Nella primavera del 1860 la spedizione di Giuseppe Garibaldi sbarcò in Sicilia e mise in crisi il dispositivo borbonico. Il regime si divise. Il circuito di Filangieri e parte della famiglia reale si schierarono per una svolta costituzionale, mediata dalla Francia, con l’obiettivo di rompere l’isolamento del Regno. Troya e i vecchi assolutisti sostennero che qualsiasi concessione al liberalismo sarebbe stata la premessa alla vittoria della rivoluzione. Il collasso borbonico in Sicilia spinse però il re verso le posizioni di Filangieri. A giugno la decisione fu presa. Anche nell’ultimo Consiglio di Stato Troya e gli altri tentarono senza successo di impedire la svolta costituzionale. Il re cedette. Si formò un governo liberale, più timoroso dei vecchi borbonici che dell’avanzata garibaldina. Nel mese di luglio Troya e molti dirigenti dell’establishment borbonico furono costretti a fuggire a Gaeta e poi a Roma, in quello che restava dello Stato pontificio, difeso dai francesi.
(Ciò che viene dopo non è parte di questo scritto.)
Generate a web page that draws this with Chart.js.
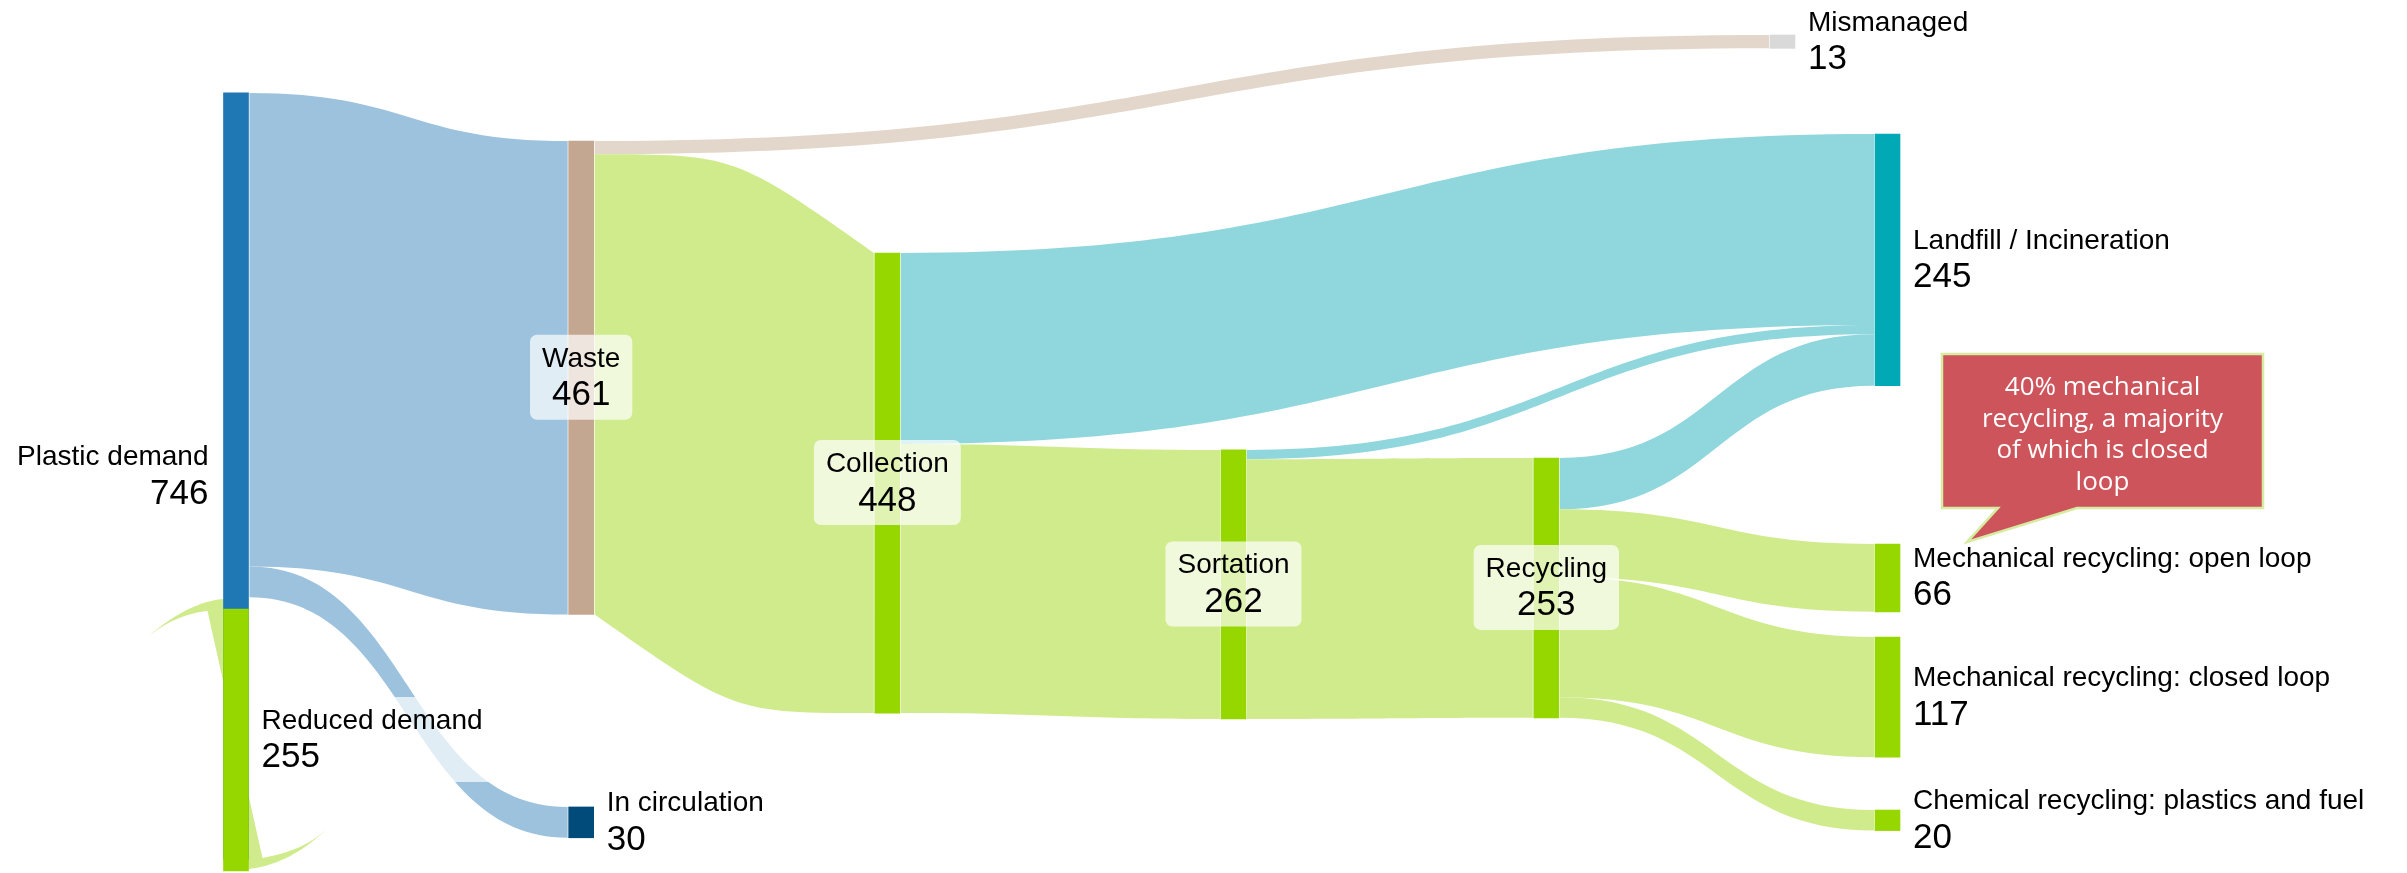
<!DOCTYPE html>
<html>
<head>
<meta charset="utf-8">
<title>Plastic flows</title>
<script src="https://cdn.jsdelivr.net/npm/chart.js@4.4.1/dist/chart.umd.min.js"></script>
<style>
  html, body { margin: 0; padding: 0; background: #fff; }
  #wrap { width: 2407px; height: 873px; }
</style>
</head>
<body>
<div id="wrap"><canvas id="flowChart" width="2407" height="873"></canvas></div>
<script>
// nodes
const nodeNames = [
  'Plastic demand', 'Reduced demand', 'Waste', 'In circulation', 'Mismanaged',
  'Collection', 'Sortation', 'Recycling', 'Landfill / Incineration',
  'Mechanical recycling: open loop', 'Mechanical recycling: closed loop',
  'Chemical recycling: plastics and fuel'
];
const nodeValues = [746, 255, 461, 30, 13, 448, 262, 253, 245, 66, 117, 20];
const nodeColors = [
  '#1f77b4', '#97d700', '#c4a790', '#004b7a', '#d9d9d9',
  '#97d700', '#97d700', '#97d700', '#00a9b5',
  '#97d700', '#97d700', '#97d700'
];

// flows between nodes
const linkSources = [
  'Plastic demand', 'Plastic demand', 'Waste', 'Waste', 'Collection', 'Collection',
  'Sortation', 'Sortation', 'Recycling', 'Recycling', 'Recycling', 'Recycling'
];
const linkTargets = [
  'Waste', 'In circulation', 'Mismanaged', 'Collection', 'Landfill / Incineration', 'Sortation',
  'Landfill / Incineration', 'Recycling', 'Landfill / Incineration',
  'Mechanical recycling: open loop', 'Mechanical recycling: closed loop',
  'Chemical recycling: plastics and fuel'
];
const linkValues = [461, 30, 13, 448, 186, 262, 9, 253, 50, 66, 117, 20];
const linkColors = [
  '#9cc2dd', '#9cc2dd', '#e3d7cc', '#cfeb8c', '#8fd7dd', '#cfeb8c',
  '#8fd7dd', '#cfeb8c', '#8fd7dd', '#cfeb8c', '#cfeb8c', '#cfeb8c'
];
// 's' = usual s-shaped ribbon, 'bulge' = edges bend at one end only
const linkCurves = ['s', 's', 's', 'bulge', 's', 's', 's', 's', 's', 's', 's', 's'];

// reduced demand feeds back into plastic demand
const loopSource = 'Reduced demand';
const loopValue = 255;
const loopColor = '#cfeb8c';

// layout: column of each node and its top edge in flow units
const nodeColumns = [0, 0, 1.045, 1.045, 4.682, 1.972, 3.02, 3.967, 5, 5, 5, 5];
const nodeTops = [90.5, 593, 137.3, 785.7, 34.1, 246.3, 438.1, 445.9, 130.5, 529.7, 620.2, 788.7];
const labelSides = ['left', 'right', 'center', 'right', 'right', 'center', 'center', 'center',
  'right', 'right', 'right', 'right'];

const calloutNode = 'Mechanical recycling: open loop';
const calloutLines = ['40% mechanical', 'recycling, a majority', 'of which is closed', 'loop'];

const NODE_WIDTH = 25;
const NAME_FONT = '28px "Liberation Sans", Arial, sans-serif';
const VALUE_FONT = '35px "Liberation Sans", Arial, sans-serif';

const idx = name => nodeNames.indexOf(name);

function nodeBox(chart, i) {
  const cx = chart.scales.x.getPixelForValue(nodeColumns[i]);
  const ys = chart.scales.y;
  return {
    x0: cx - NODE_WIDTH / 2,
    x1: cx + NODE_WIDTH / 2,
    y0: ys.getPixelForValue(nodeTops[i]),
    y1: ys.getPixelForValue(nodeTops[i] + nodeValues[i])
  };
}

function ribbon(ctx, x0, x1, s0, s1, t0, t1, curve) {
  const xm = (x0 + x1) / 2;
  ctx.beginPath();
  ctx.moveTo(x0, s0);
  if (curve === 'bulge') {
    ctx.bezierCurveTo(xm, s0, xm, s0, x1, t0);
    ctx.lineTo(x1, t1);
    ctx.bezierCurveTo(xm, t1, xm, t1, x0, s1);
  } else {
    ctx.bezierCurveTo(xm, s0, xm, t0, x1, t0);
    ctx.lineTo(x1, t1);
    ctx.bezierCurveTo(xm, t1, xm, s1, x0, s1);
  }
  ctx.closePath();
  ctx.fill();
}

// the feedback link folds over its own node
function drawLoop(ctx, b) {
  const L = b.x0, R = b.x1, T = b.y0, B = b.y1;
  ctx.beginPath();
  ctx.moveTo(L, T - 10);
  ctx.bezierCurveTo(L - 30, T - 8, L - 60, T + 14, L - 77, T + 29);
  ctx.bezierCurveTo(L - 55, T + 10, L - 30, T + 3, L - 16, T + 2);
  ctx.lineTo(R + 14, B - 13);
  ctx.bezierCurveTo(R + 40, B - 18, R + 60, B - 25, R + 78, B - 42);
  ctx.bezierCurveTo(R + 58, B - 22, R + 30, B - 5, R, B - 2);
  ctx.closePath();
  ctx.fill();
}

function roundRect(ctx, x, y, w, h, r) {
  ctx.beginPath();
  ctx.moveTo(x + r, y);
  ctx.arcTo(x + w, y, x + w, y + h, r);
  ctx.arcTo(x + w, y + h, x, y + h, r);
  ctx.arcTo(x, y + h, x, y, r);
  ctx.arcTo(x, y, x + w, y, r);
  ctx.closePath();
}

function drawLabel(ctx, i, b) {
  const name = nodeNames[i];
  const value = String(nodeValues[i]);
  const cy = (b.y0 + b.y1) / 2;
  ctx.font = NAME_FONT;
  const wName = ctx.measureText(name).width;
  ctx.font = VALUE_FONT;
  const wVal = ctx.measureText(value).width;
  const w = Math.max(wName, wVal);
  let tx, bx;
  if (labelSides[i] === 'center') {
    tx = (b.x0 + b.x1) / 2;
    ctx.textAlign = 'center';
    bx = tx - w / 2 - 12;
  } else if (labelSides[i] === 'right') {
    tx = b.x1 + 13;
    ctx.textAlign = 'left';
    bx = tx - 12;
  } else {
    tx = b.x0 - 15;
    ctx.textAlign = 'right';
    bx = tx - w - 12;
  }
  ctx.fillStyle = 'rgba(255,255,255,0.7)';
  roundRect(ctx, bx, cy - 43, w + 24, 85, 7);
  ctx.fill();

  ctx.fillStyle = '#000';
  ctx.textBaseline = 'alphabetic';
  ctx.font = NAME_FONT;
  ctx.fillText(name, tx, cy - 11);
  ctx.font = VALUE_FONT;
  ctx.fillText(value, tx, cy + 27.5);
}

function drawCallout(ctx, b) {
  const tipX = b.x1 + 67, tipY = b.y0 - 2;
  const l = tipX - 25, r = tipX + 296, t = tipY - 188, btm = tipY - 34;
  ctx.beginPath();
  ctx.moveTo(l, t);
  ctx.lineTo(r, t);
  ctx.lineTo(r, btm);
  ctx.lineTo(tipX + 110, btm);
  ctx.lineTo(tipX, tipY);
  ctx.lineTo(tipX + 31, btm);
  ctx.lineTo(l, btm);
  ctx.closePath();
  ctx.fillStyle = '#cd545b';
  ctx.fill();
  ctx.lineWidth = 2.5;
  ctx.strokeStyle = '#d5eca1';
  ctx.stroke();

  ctx.fillStyle = '#fff';
  ctx.font = '26px "Open Sans", sans-serif';
  ctx.textAlign = 'center';
  ctx.textBaseline = 'alphabetic';
  const cx = (l + r) / 2;
  calloutLines.forEach((line, k) => {
    ctx.fillText(line, cx, tipY - 147 + k * 31.7);
  });
}

const sankeyPlugin = {
  id: 'sankeyFlows',
  beforeDatasetsDraw(chart) {
    const ctx = chart.ctx;
    const outUsed = nodeNames.map(() => 0);
    const inUsed = nodeNames.map(() => 0);
    const ys = chart.scales.y;
    ctx.save();
    linkValues.forEach((v, k) => {
      const s = idx(linkSources[k]);
      const t = idx(linkTargets[k]);
      const sb = nodeBox(chart, s);
      const tb = nodeBox(chart, t);
      const s0 = ys.getPixelForValue(nodeTops[s] + outUsed[s]);
      const s1 = ys.getPixelForValue(nodeTops[s] + outUsed[s] + v);
      const t0 = ys.getPixelForValue(nodeTops[t] + inUsed[t]);
      const t1 = ys.getPixelForValue(nodeTops[t] + inUsed[t] + v);
      outUsed[s] += v;
      inUsed[t] += v;
      ctx.fillStyle = linkColors[k];
      ribbon(ctx, sb.x1 + 1, tb.x0 - 1, s0, s1, t0, t1, linkCurves[k]);
    });
    ctx.fillStyle = loopColor;
    drawLoop(ctx, nodeBox(chart, idx(loopSource)));
    ctx.restore();
  },
  afterDatasetsDraw(chart) {
    const ctx = chart.ctx;
    ctx.save();
    nodeNames.forEach((n, i) => drawLabel(ctx, i, nodeBox(chart, i)));
    drawCallout(ctx, nodeBox(chart, idx(calloutNode)));
    ctx.restore();
  }
};

new Chart(document.getElementById('flowChart'), {
  type: 'bar',
  data: {
    datasets: [{
      data: nodeNames.map((n, i) => ({ x: nodeColumns[i], y: [nodeTops[i], nodeTops[i] + nodeValues[i]] })),
      backgroundColor: nodeColors,
      borderWidth: 0,
      barThickness: NODE_WIDTH,
      clip: false
    }]
  },
  options: {
    responsive: false,
    animation: false,
    devicePixelRatio: 1,
    layout: { padding: { left: 236, right: 519.5, top: 0, bottom: 0 } },
    scales: {
      x: { type: 'linear', min: 0, max: 5, offset: false, display: false },
      y: { min: 0, max: 850, reverse: true, display: false }
    },
    plugins: {
      legend: { display: false },
      tooltip: { enabled: false }
    }
  },
  plugins: [sankeyPlugin]
});
</script>
</body>
</html>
La città del papa divennne il rifugio dei borbonici in fuga, l’ultima base politica e operativa della resistenza all’unificazione. Nel frattempo, la rivoluzione meridionale e l’avanzata garibaldina travolsero le istituzioni del Regno e con esso tutti i loro fedeli. Il re, dopo una disperata controffensiva sul Volturno si chiuse a Gaeta. L’arrivo dell’esercito piemontese e il plebiscito sancirono la sconfitta finale. Qualche mese dopo, arresasi la fortezza, Francesco II e molti dei suoi raggiunsero i fuoriusciti a Roma. I borbonici cercarono di riorganizzare la lotta contro lo Stato unitario. Troya, oramai stanco e malato, fu comunque a fianco dell’ex re come incrollabile partigiano dei Borbone e dell’assolutismo, convinto fino alla fine di lottare contro il liberalismo e l’unificazione. Nell’estate del 1861 fu consultato insieme ai vecchi ministri di Ferdinando II, mentre le forze irregolari e i briganti filoborbonici stavano tentando un’altra insurrezione generale. La rivolta era destinata alla sconfitta: il Regno delle Due Sicilie era finito per sempre.
Ferdinando Troya morì a Roma il 23 agosto 1861.